INSTRUCTIONS FOR THE TASK: Please output every line of the material as it stands, without the pictures.

MATERIAL PROVIDED:
_____

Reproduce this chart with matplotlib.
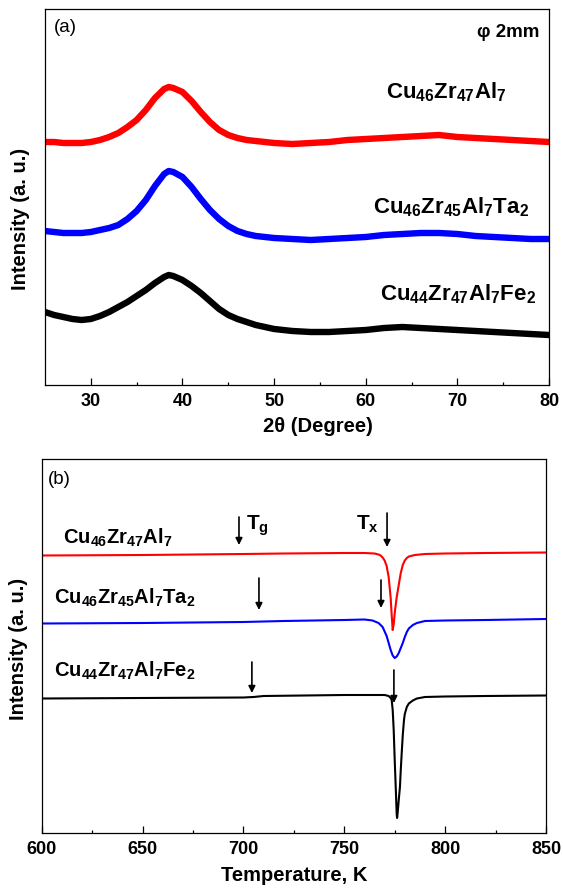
import matplotlib
matplotlib.use("Agg")
import matplotlib.pyplot as plt
import numpy as np

plt.rcParams['font.family'] = ['Liberation Sans', 'DejaVu Sans']
plt.rcParams['mathtext.fontset'] = 'custom'
plt.rcParams['mathtext.rm'] = 'Liberation Sans'
plt.rcParams['mathtext.bf'] = 'Liberation Sans:bold'
plt.rcParams['mathtext.it'] = 'Liberation Sans:italic'
plt.rcParams['mathtext.default'] = 'bf'

# ---- (a) XRD patterns (intensity in a.u.)
xrd_2theta = [25, 26, 27, 28, 29, 30, 31, 32, 33, 34, 35, 36, 37, 38, 38.5, 39, 40,
              41, 42, 43, 44, 45, 46, 47, 48, 49, 50, 52, 54, 56, 58, 60, 62, 64,
              66, 68, 70, 72, 74, 76, 78, 80]
xrd_al7 = [243, 243, 242, 242, 242, 243, 245, 248, 252, 258, 265, 275, 287, 296, 298,
           297, 293, 284, 273, 263, 255, 250, 247, 245, 244, 243, 242, 241, 242, 243,
           245, 246, 247, 248, 249, 250, 248, 247, 246, 245, 244, 243]
xrd_ta2 = [154, 153, 152, 152, 152, 153, 155, 157, 160, 166, 174, 185, 199, 211, 214,
           213, 208, 198, 186, 175, 166, 159, 154, 151, 149, 148, 147, 146, 145, 146,
           147, 148, 150, 151, 152, 152, 151, 149, 148, 147, 146, 146]
xrd_fe2 = [73, 70, 68, 66, 65, 66, 69, 73, 78, 83, 89, 95, 102, 108, 110, 109, 105,
           99, 92, 84, 76, 70, 66, 63, 60, 58, 56, 54, 53, 53, 54, 55, 57, 58, 57, 56,
           55, 54, 53, 52, 51, 50]

# ---- (b) DSC traces (temperature in K, signal in a.u.)
t_al7 = [600, 650, 700, 720, 750, 760, 765, 767, 768, 769, 770, 771, 772, 773, 773.5,
         774, 774.5, 775, 776, 777, 778, 779, 780, 781, 782, 785, 790, 800, 820, 850]
dsc_al7 = [277.5, 278, 279, 279.5, 280, 280, 279.5, 278.5, 277.5, 275.5, 272.5, 267, 256,
           235, 218, 203, 209, 220, 236, 248, 260, 268, 272.5, 275, 276.5, 278, 279,
           279.5, 280, 280.5]
t_ta2 = [600, 650, 700, 720, 750, 760, 764, 767, 769, 771, 772, 773, 774, 775, 776, 777,
         778, 779, 780, 781, 782, 784, 786, 790, 800, 820, 850]
dsc_ta2 = [209.5, 210, 211, 212, 213, 213.5, 212.5, 210, 206, 197, 190, 183, 177.5, 175,
           176.5, 180, 185, 190, 196, 201, 204.5, 208, 210, 212, 212.5, 213, 214]
t_fe2 = [600, 650, 700, 705, 710, 730, 750, 770, 772, 773, 773.5, 774, 774.5, 775, 775.5,
         776, 776.2, 776.5, 777, 777.6, 778, 778.5, 779, 779.6, 780, 781, 782, 784, 786,
         790, 800, 820, 850]
dsc_fe2 = [134.5, 135, 135.5, 136, 137, 137.5, 138, 138, 137, 135, 133, 123, 103, 73, 46,
           18, 15, 21, 33, 46, 63, 81, 98, 113, 119, 126, 129.5, 132.5, 134.5, 136, 136.5,
           137, 137.5]

# Tg / Tx arrow positions (K) and their tail/head heights
tg = [697.8, 707.7, 704.2]
tx = [771.2, 768.2, 774.6]
tg_span = [(316, 288), (255, 223), (171, 140)]
tx_span = [(320, 286), (253, 225), (163, 130)]

names = [r'$Cu_{46}Zr_{47}Al_{7}$', r'$Cu_{46}Zr_{45}Al_{7}Ta_{2}$', r'$Cu_{44}Zr_{47}Al_{7}Fe_{2}$']
colors = ['#ff0000', '#0000ff', '#000000']

fig = plt.figure(figsize=(5.63, 8.90), dpi=100)
ax1 = fig.add_axes([45 / 563, 1 - 385 / 890, 504 / 563, 376 / 890])
ax2 = fig.add_axes([41.7 / 563, 1 - 833 / 890, 504.3 / 563, 374 / 890])

for ax in (ax1, ax2):
    ax.tick_params(axis='x', which='both', direction='in', top=False, labelsize=13, pad=6)
    ax.tick_params(axis='x', which='major', length=5, width=0.9)
    ax.tick_params(axis='x', which='minor', length=2.5, width=0.9)
    ax.set_yticks([])
    for s in ax.spines.values():
        s.set_linewidth(0.9)

# panel (a)
ax1.plot(xrd_2theta, xrd_al7, color=colors[0], lw=4.6)
ax1.plot(xrd_2theta, xrd_ta2, color=colors[1], lw=4.6)
ax1.plot(xrd_2theta, xrd_fe2, color=colors[2], lw=4.6)
ax1.set_xlim(25, 80)
ax1.set_ylim(0, 376)
ax1.set_xticks([30, 40, 50, 60, 70, 80])
ax1.set_xticks(np.arange(35, 80, 10), minor=True)
ax1.set_xticklabels(['30', '40', '50', '60', '70', '80'], fontweight='bold')
ax1.set_xlabel('2θ (Degree)', fontsize=14.5, fontweight='bold')
ax1.xaxis.set_label_coords(0.541, -0.085)
ax1.set_ylabel('Intensity (a. u.)', fontsize=14.5, fontweight='bold')
ax1.yaxis.set_label_coords(-0.03, 0.441)
ax1.text(25.98, 358, '(a)', fontsize=13.5, va='center', ha='left')
ax1.text(79.0, 353, 'φ 2mm', fontsize=13.5, fontweight='bold', va='center', ha='right')
ax1.text(62.2, 287, names[0], fontsize=16, ha='left', va='baseline')
ax1.text(60.8, 172, names[1], fontsize=16, ha='left', va='baseline')
ax1.text(61.6, 85, names[2], fontsize=16, ha='left', va='baseline')

# panel (b)
ax2.plot(t_al7, dsc_al7, color=colors[0], lw=1.5)
ax2.plot(t_ta2, dsc_ta2, color=colors[1], lw=1.5)
ax2.plot(t_fe2, dsc_fe2, color=colors[2], lw=1.5)
ax2.set_xlim(600, 850)
ax2.set_ylim(0, 374)
ax2.set_xticks([600, 650, 700, 750, 800, 850])
ax2.set_xticks(np.arange(625, 850, 50), minor=True)
ax2.set_xticklabels(['600', '650', '700', '750', '800', '850'], fontweight='bold')
ax2.set_xlabel('Temperature, K', fontsize=14.5, fontweight='bold')
ax2.xaxis.set_label_coords(0.5, -0.088)
ax2.set_ylabel('Intensity (a. u.)', fontsize=14.5, fontweight='bold')
ax2.yaxis.set_label_coords(-0.028, 0.492)
ax2.text(603.1, 354, '(b)', fontsize=13.5, va='center', ha='left')
ax2.text(610.6, 289, names[0], fontsize=14.5, ha='left', va='baseline')
ax2.text(605.9, 229, names[1], fontsize=14.5, ha='left', va='baseline')
ax2.text(606.1, 156, names[2], fontsize=14.5, ha='left', va='baseline')

arrow = dict(arrowstyle='-|>', color='black', lw=1.2, mutation_scale=10, shrinkA=0, shrinkB=0)
for xg, (a0, a1) in zip(tg, tg_span):
    ax2.annotate('', xy=(xg, a1), xytext=(xg, a0), arrowprops=arrow)
for xx, (a0, a1) in zip(tx, tx_span):
    ax2.annotate('', xy=(xx, a1), xytext=(xx, a0), arrowprops=arrow)
ax2.text(701.5, 303, r'$T_g$', fontsize=15, ha='left', va='baseline')
ax2.text(756.0, 303, r'$T_x$', fontsize=15, ha='left', va='baseline')

fig.savefig('out.png', dpi=100)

_____

RESULT OF THIS TASK:
Reproduce this chart with matplotlib.
import matplotlib
matplotlib.use("Agg")
import matplotlib.pyplot as plt
import numpy as np

plt.rcParams['font.family'] = ['Liberation Sans', 'DejaVu Sans']
plt.rcParams['mathtext.fontset'] = 'custom'
plt.rcParams['mathtext.rm'] = 'Liberation Sans'
plt.rcParams['mathtext.bf'] = 'Liberation Sans:bold'
plt.rcParams['mathtext.it'] = 'Liberation Sans:italic'
plt.rcParams['mathtext.default'] = 'bf'

# ---- (a) XRD patterns (intensity in a.u.)
xrd_2theta = [25, 26, 27, 28, 29, 30, 31, 32, 33, 34, 35, 36, 37, 38, 38.5, 39, 40,
              41, 42, 43, 44, 45, 46, 47, 48, 49, 50, 52, 54, 56, 58, 60, 62, 64,
              66, 68, 70, 72, 74, 76, 78, 80]
xrd_al7 = [243, 243, 242, 242, 242, 243, 245, 248, 252, 258, 265, 275, 287, 296, 298,
           297, 293, 284, 273, 263, 255, 250, 247, 245, 244, 243, 242, 241, 242, 243,
           245, 246, 247, 248, 249, 250, 248, 247, 246, 245, 244, 243]
xrd_ta2 = [154, 153, 152, 152, 152, 153, 155, 157, 160, 166, 174, 185, 199, 211, 214,
           213, 208, 198, 186, 175, 166, 159, 154, 151, 149, 148, 147, 146, 145, 146,
           147, 148, 150, 151, 152, 152, 151, 149, 148, 147, 146, 146]
xrd_fe2 = [73, 70, 68, 66, 65, 66, 69, 73, 78, 83, 89, 95, 102, 108, 110, 109, 105,
           99, 92, 84, 76, 70, 66, 63, 60, 58, 56, 54, 53, 53, 54, 55, 57, 58, 57, 56,
           55, 54, 53, 52, 51, 50]

# ---- (b) DSC traces (temperature in K, signal in a.u.)
t_al7 = [600, 650, 700, 720, 750, 760, 765, 767, 768, 769, 770, 771, 772, 773, 773.5,
         774, 774.5, 775, 776, 777, 778, 779, 780, 781, 782, 785, 790, 800, 820, 850]
dsc_al7 = [277.5, 278, 279, 279.5, 280, 280, 279.5, 278.5, 277.5, 275.5, 272.5, 267, 256,
           235, 218, 203, 209, 220, 236, 248, 260, 268, 272.5, 275, 276.5, 278, 279,
           279.5, 280, 280.5]
t_ta2 = [600, 650, 700, 720, 750, 760, 764, 767, 769, 771, 772, 773, 774, 775, 776, 777,
         778, 779, 780, 781, 782, 784, 786, 790, 800, 820, 850]
dsc_ta2 = [209.5, 210, 211, 212, 213, 213.5, 212.5, 210, 206, 197, 190, 183, 177.5, 175,
           176.5, 180, 185, 190, 196, 201, 204.5, 208, 210, 212, 212.5, 213, 214]
t_fe2 = [600, 650, 700, 705, 710, 730, 750, 770, 772, 773, 773.5, 774, 774.5, 775, 775.5,
         776, 776.2, 776.5, 777, 777.6, 778, 778.5, 779, 779.6, 780, 781, 782, 784, 786,
         790, 800, 820, 850]
dsc_fe2 = [134.5, 135, 135.5, 136, 137, 137.5, 138, 138, 137, 135, 133, 123, 103, 73, 46,
           18, 15, 21, 33, 46, 63, 81, 98, 113, 119, 126, 129.5, 132.5, 134.5, 136, 136.5,
           137, 137.5]

# Tg / Tx arrow positions (K) and their tail/head heights
tg = [697.8, 707.7, 704.2]
tx = [771.2, 768.2, 774.6]
tg_span = [(316, 288), (255, 223), (171, 140)]
tx_span = [(320, 286), (253, 225), (163, 130)]

names = [r'$Cu_{46}Zr_{47}Al_{7}$', r'$Cu_{46}Zr_{45}Al_{7}Ta_{2}$', r'$Cu_{44}Zr_{47}Al_{7}Fe_{2}$']
colors = ['#ff0000', '#0000ff', '#000000']

fig = plt.figure(figsize=(5.63, 8.90), dpi=100)
ax1 = fig.add_axes([45 / 563, 1 - 385 / 890, 504 / 563, 376 / 890])
ax2 = fig.add_axes([41.7 / 563, 1 - 833 / 890, 504.3 / 563, 374 / 890])

for ax in (ax1, ax2):
    ax.tick_params(axis='x', which='both', direction='in', top=False, labelsize=13, pad=6)
    ax.tick_params(axis='x', which='major', length=5, width=0.9)
    ax.tick_params(axis='x', which='minor', length=2.5, width=0.9)
    ax.set_yticks([])
    for s in ax.spines.values():
        s.set_linewidth(0.9)

# panel (a)
ax1.plot(xrd_2theta, xrd_al7, color=colors[0], lw=4.6)
ax1.plot(xrd_2theta, xrd_ta2, color=colors[1], lw=4.6)
ax1.plot(xrd_2theta, xrd_fe2, color=colors[2], lw=4.6)
ax1.set_xlim(25, 80)
ax1.set_ylim(0, 376)
ax1.set_xticks([30, 40, 50, 60, 70, 80])
ax1.set_xticks(np.arange(35, 80, 10), minor=True)
ax1.set_xticklabels(['30', '40', '50', '60', '70', '80'], fontweight='bold')
ax1.set_xlabel('2θ (Degree)', fontsize=14.5, fontweight='bold')
ax1.xaxis.set_label_coords(0.541, -0.085)
ax1.set_ylabel('Intensity (a. u.)', fontsize=14.5, fontweight='bold')
ax1.yaxis.set_label_coords(-0.03, 0.441)
ax1.text(25.98, 358, '(a)', fontsize=13.5, va='center', ha='left')
ax1.text(79.0, 353, 'φ 2mm', fontsize=13.5, fontweight='bold', va='center', ha='right')
ax1.text(62.2, 287, names[0], fontsize=16, ha='left', va='baseline')
ax1.text(60.8, 172, names[1], fontsize=16, ha='left', va='baseline')
ax1.text(61.6, 85, names[2], fontsize=16, ha='left', va='baseline')

# panel (b)
ax2.plot(t_al7, dsc_al7, color=colors[0], lw=1.5)
ax2.plot(t_ta2, dsc_ta2, color=colors[1], lw=1.5)
ax2.plot(t_fe2, dsc_fe2, color=colors[2], lw=1.5)
ax2.set_xlim(600, 850)
ax2.set_ylim(0, 374)
ax2.set_xticks([600, 650, 700, 750, 800, 850])
ax2.set_xticks(np.arange(625, 850, 50), minor=True)
ax2.set_xticklabels(['600', '650', '700', '750', '800', '850'], fontweight='bold')
ax2.set_xlabel('Temperature, K', fontsize=14.5, fontweight='bold')
ax2.xaxis.set_label_coords(0.5, -0.088)
ax2.set_ylabel('Intensity (a. u.)', fontsize=14.5, fontweight='bold')
ax2.yaxis.set_label_coords(-0.028, 0.492)
ax2.text(603.1, 354, '(b)', fontsize=13.5, va='center', ha='left')
ax2.text(610.6, 289, names[0], fontsize=14.5, ha='left', va='baseline')
ax2.text(605.9, 229, names[1], fontsize=14.5, ha='left', va='baseline')
ax2.text(606.1, 156, names[2], fontsize=14.5, ha='left', va='baseline')

arrow = dict(arrowstyle='-|>', color='black', lw=1.2, mutation_scale=10, shrinkA=0, shrinkB=0)
for xg, (a0, a1) in zip(tg, tg_span):
    ax2.annotate('', xy=(xg, a1), xytext=(xg, a0), arrowprops=arrow)
for xx, (a0, a1) in zip(tx, tx_span):
    ax2.annotate('', xy=(xx, a1), xytext=(xx, a0), arrowprops=arrow)
ax2.text(701.5, 303, r'$T_g$', fontsize=15, ha='left', va='baseline')
ax2.text(756.0, 303, r'$T_x$', fontsize=15, ha='left', va='baseline')

fig.savefig('out.png', dpi=100)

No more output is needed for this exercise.